Wet arbeidsmarkt in balans (WAB)
De WAB treedt per 1 januari 2020 in werking en moet het voor werkgevers aantrekkelijker maken om werknemers een vast contract aan te bieden. De wijzigingen die hiermee gepaard gaan hebben een impact op uw organisatie, budgetten en administratie. Bereid u dus tijdig voor op de WAB-wijzigingen.
- Ketenregeling
Het wordt mogelijk om gedurende drie jaar (in plaats van twee jaar) maximaal drie elkaar opvolgende contracten voor bepaalde tijd aan te gaan, voordat er sprake is van een contract voor onbepaalde tijd. De keten wordt pas doorbroken op het moment dat er zes maanden zutten tussen twee arbeidscontracten.
- Transitievergoeding
Met de wijziging van de wet hebben werknemers per 1 januari 2020 direct vanaf aanvang van het contract recht op een transitievergoeding. De vergoeding bedraagt een derde maandsalaris per gewerkt jaar.
- Oproepovereenkomst
Hierbij gelden voor de werkgever de volgende regels:
- De werknemer moet ten minste vier dagen van tevoren opgeroepen worden;
- Wordt de oproep ingetrokken, dan behoudt de oproepkracht recht op loon over de opgeroepen periode;
- Als het contract met de oproepkracht een jaar heeft geduurd, dan moet u als werkgever de werknemer een aanbod voor een contract met een vast aantal uren doen.
- Payroll
Payrollwerknemers krijgen dezelfde primaire en secundaire arbeidsvoorwaarden als gewone werknemers van de inlener die eenzelfde of vergelijkbare functie vervullen. Daarnaast wordt het lichtere uitzendregime buiten toepassing verklaard, wat betekent dat de ketenregeling ook van toepassing wordt op payrollwerknemers. Maakt u gebruik van payrolling dan kunnen deze wijzigingen een negatieve impact op uw kosten hebben.
- Werkloosheidswet
Werkgevers gaan minder WW-premie betalen voor werknemers die in vaste dienst zijn. De premie voor flexibele contracten wordt 5 procent hoger, of 2,94% of 7,94%. Is het dienstverband binnen twee maanden na aanvang beeindigd of krijgt een werknemer binnen een kalenderjaar 30 procent meer uren verloond dan contractueel is afgesproken, dan geldt met terugwerkende kracht de hoge premie weer. Per 2020 moet er op de loonstrook van de werknemer vermeld worden of er sprake is van een contract voor bepaalde tijd. Bij toepassing van de lage ww-premie moet ook een afschrift van de arbeidsovereenkomst in de loonadministratie bewaard worden. Op deze manier kan de Belastingdienst toezien op de naleving van het terecht toepassen van de lage ww-premie.
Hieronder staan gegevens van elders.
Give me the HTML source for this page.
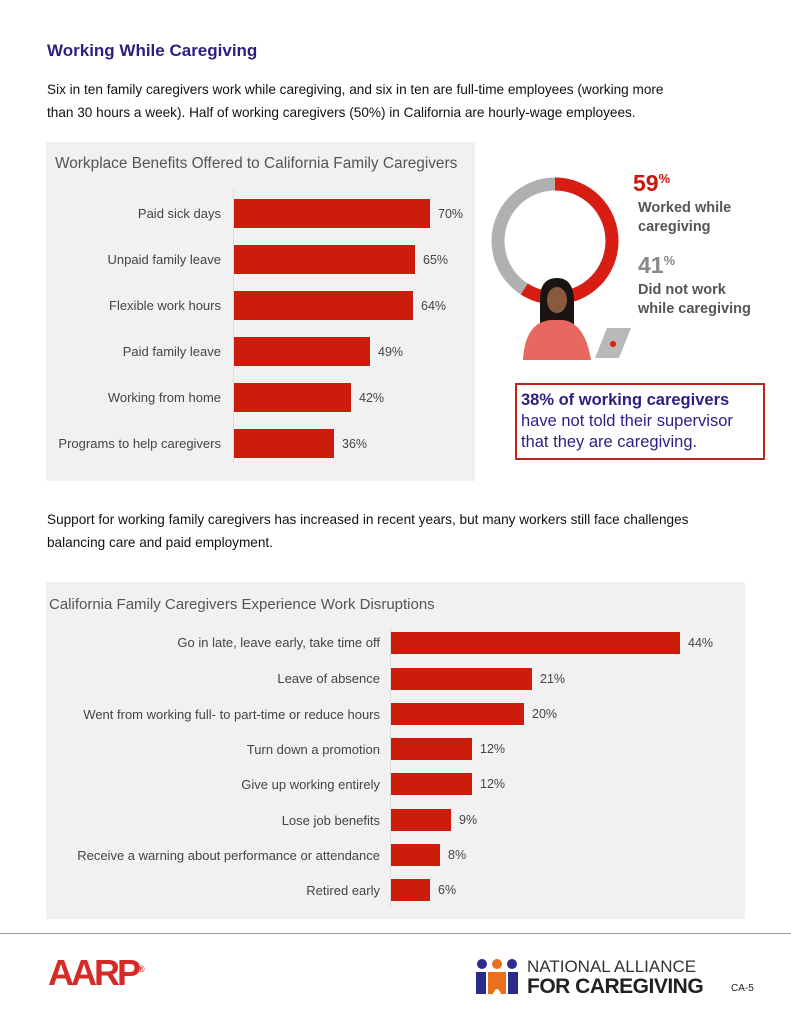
<!DOCTYPE html>
<html><head><meta charset="utf-8"><style>
body{margin:0;width:791px;height:1024px;background:#fff;font-family:"Liberation Sans",Arial,sans-serif;position:relative;overflow:hidden}
.a{position:absolute}
.lab{position:absolute;text-align:right;color:#444;font-size:13px;white-space:nowrap}
.bar{position:absolute;background:#cc1c0c}
.val{position:absolute;color:#444;font-size:12.5px}
.lab2{position:absolute;text-align:right;color:#444;font-size:13px;white-space:nowrap}
</style></head><body>
<div class="a" style="left:47px;top:41px;font-size:17px;font-weight:bold;color:#2b1f84">Working While Caregiving</div>
<div class="a" style="left:47px;top:78px;font-size:13.6px;color:#111;line-height:23px;width:700px">Six in ten family caregivers work while caregiving, and six in ten are full-time employees (working more<br>than 30 hours a week). Half of working caregivers (50%) in California are hourly-wage employees.</div>

<div class="a" style="left:46px;top:142px;width:429px;height:339px;background:#f1f1f1"></div>
<div class="a" style="left:55px;top:155px;font-size:15.4px;color:#555">Workplace Benefits Offered to California Family Caregivers</div>
<div class="a" style="left:233px;top:188px;width:1px;height:275px;background:#ddd"></div>

<div class="lab" style="right:570px;top:206px">Paid sick days</div><div class="bar" style="left:234px;top:199px;width:196px;height:29px"></div><div class="val" style="left:438px;top:207px">70%</div>
<div class="lab" style="right:570px;top:252px">Unpaid family leave</div><div class="bar" style="left:234px;top:245px;width:181px;height:29px"></div><div class="val" style="left:423px;top:253px">65%</div>
<div class="lab" style="right:570px;top:298px">Flexible work hours</div><div class="bar" style="left:234px;top:291px;width:179px;height:29px"></div><div class="val" style="left:421px;top:299px">64%</div>
<div class="lab" style="right:570px;top:344px">Paid family leave</div><div class="bar" style="left:234px;top:337px;width:136px;height:29px"></div><div class="val" style="left:378px;top:345px">49%</div>
<div class="lab" style="right:570px;top:390px">Working from home</div><div class="bar" style="left:234px;top:383px;width:117px;height:29px"></div><div class="val" style="left:359px;top:391px">42%</div>
<div class="lab" style="right:570px;top:436px">Programs to help caregivers</div><div class="bar" style="left:234px;top:429px;width:100px;height:29px"></div><div class="val" style="left:342px;top:437px">36%</div>

<svg class="a" style="left:485px;top:170px" width="160" height="200" viewBox="0 0 160 200">
<circle cx="70" cy="71" r="57" fill="none" stroke="#b0b0b0" stroke-width="13"/>
<circle cx="70" cy="71" r="57" fill="none" stroke="#d81e14" stroke-width="13" stroke-dasharray="211.3 358.1" transform="rotate(-90 70 71)"/>
<path d="M72 108 q-18 0 -17 24 l0 32 l34 0 l0 -32 q0 -24 -17 -24z" fill="#1a1412"/>
<ellipse cx="72" cy="130" rx="10" ry="13" fill="#8a5a3e"/>
<path d="M38 190 q2 -38 28 -40 l12 0 q22 3 28 40z" fill="#e8685f"/>
<polygon points="110,188 122,158 146,158 134,188" fill="#b8b8b8"/>
<circle cx="128" cy="174" r="3" fill="#d81e14"/>
</svg>
<div class="a" style="left:633px;top:170px;font-size:23px;font-weight:bold;color:#c8170c">59<span style="font-size:13px;vertical-align:8px">%</span></div>
<div class="a" style="left:638px;top:199px;font-size:14.5px;font-weight:bold;color:#555;line-height:19px">Worked while<br>caregiving</div>
<div class="a" style="left:638px;top:252px;font-size:23px;font-weight:bold;color:#888">41<span style="font-size:13px;vertical-align:8px">%</span></div>
<div class="a" style="left:638px;top:281px;font-size:14.5px;font-weight:bold;color:#555;line-height:19px">Did not work<br>while caregiving</div>

<div class="a" style="left:515px;top:383px;width:250px;height:77px;border:2px solid #b8261c;box-sizing:border-box"></div>
<div class="a" style="left:521px;top:390px;font-size:16.5px;color:#2b1f84;line-height:21px;white-space:nowrap"><b>38% of working caregivers</b><br>have not told their supervisor<br>that they are caregiving.</div>

<div class="a" style="left:47px;top:508px;font-size:13.6px;color:#111;line-height:23px">Support for working family caregivers has increased in recent years, but many workers still face challenges<br>balancing care and paid employment.</div>

<div class="a" style="left:46px;top:582px;width:699px;height:337px;background:#f1f1f1"></div>
<div class="a" style="left:49px;top:596px;font-size:15px;color:#555">California Family Caregivers Experience Work Disruptions</div>
<div class="a" style="left:390px;top:627px;width:1px;height:280px;background:#ddd"></div>

<div class="lab2" style="right:411px;top:635px">Go in late, leave early, take time off</div><div class="bar" style="left:391px;top:632px;width:289px;height:22px"></div><div class="val" style="left:688px;top:636px">44%</div>
<div class="lab2" style="right:411px;top:671px">Leave of absence</div><div class="bar" style="left:391px;top:668px;width:141px;height:22px"></div><div class="val" style="left:540px;top:672px">21%</div>
<div class="lab2" style="right:411px;top:707px">Went from working full- to part-time or reduce hours</div><div class="bar" style="left:391px;top:703px;width:133px;height:22px"></div><div class="val" style="left:532px;top:707px">20%</div>
<div class="lab2" style="right:411px;top:742px">Turn down a promotion</div><div class="bar" style="left:391px;top:738px;width:81px;height:22px"></div><div class="val" style="left:480px;top:742px">12%</div>
<div class="lab2" style="right:411px;top:777px">Give up working entirely</div><div class="bar" style="left:391px;top:773px;width:81px;height:22px"></div><div class="val" style="left:480px;top:777px">12%</div>
<div class="lab2" style="right:411px;top:813px">Lose job benefits</div><div class="bar" style="left:391px;top:809px;width:60px;height:22px"></div><div class="val" style="left:459px;top:813px">9%</div>
<div class="lab2" style="right:411px;top:848px">Receive a warning about performance or attendance</div><div class="bar" style="left:391px;top:844px;width:49px;height:22px"></div><div class="val" style="left:448px;top:848px">8%</div>
<div class="lab2" style="right:411px;top:883px">Retired early</div><div class="bar" style="left:391px;top:879px;width:39px;height:22px"></div><div class="val" style="left:438px;top:883px">6%</div>

<div class="a" style="left:0;top:933px;width:791px;height:1px;background:#999"></div>
<div class="a" style="left:48px;top:952px;font-size:36px;font-weight:bold;color:#d52b27;letter-spacing:-3px">AARP<sup style="font-size:9px;letter-spacing:0">®</sup></div>
<svg class="a" style="left:474px;top:959px" width="48" height="38">
<circle cx="8" cy="5" r="5" fill="#2b2b8a"/><circle cx="23" cy="5" r="5" fill="#e8701e"/><circle cx="38" cy="5" r="5" fill="#2b2b8a"/>
<path d="M2 13h10v22h-10z" fill="#2b2b8a"/><path d="M34 13h10v22h-10z" fill="#2b2b8a"/><path d="M14 13h18v22h-5q-4-10-8 0h-5z" fill="#e8701e"/>
</svg>
<div class="a" style="left:527px;top:958px;font-size:17px;color:#333;line-height:18px">NATIONAL ALLIANCE</div>
<div class="a" style="left:527px;top:975px;font-size:21px;font-weight:bold;color:#222;letter-spacing:-0.5px">FOR CAREGIVING</div>
<div class="a" style="left:731px;top:983px;font-size:10px;color:#222">CA-5</div>
</body></html>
- Cumulatiegrond maakt combineren ontslaggronden mogelijk
Tot heden moet u met één van de acht ontslaggronden aantonen om een arbeidsovereenkomst met een werknemer te beëindigen. Hierbij moet de ontslaggrond volledig aan de orde zijn. Met de Wab wordt een negende ontslaggrond toegevoegd die het mogelijk maakt om twee of meer gronden te combineren. Hier tegenover staat wel dat de rechter een transitie-, billijke- en additionele vergoeding kan toekennen aan de werknemer.
BTW-correctie privégebruik auto van de zaak
Over het privégebruik van de aan uw personeel beschikbaar gestelde auto van de zaak moet u btw betalen. Een van de mogelijkheden hiervoor is het voldoen van 2,7 procent van de cataloguswaarde van de auto, inclusief btw en bpm bovenop de aangifte. Er kunnen afwijkende regels gelden als de auto bijvoorbeeld ouder dan vijf jaar is.
Communicatie met de Belastingdienst
Per 1 januari 2020 krijgen belasting- en inhoudingsplichtigen de mogelijkheid om aan te geven hoe hun zaken met de Belastingdienst willen regelen: digitaal of op papier. Voor bepaalde berichten, ondernemers en in bepaalde omstandigheden geldt het keuzerecht niet.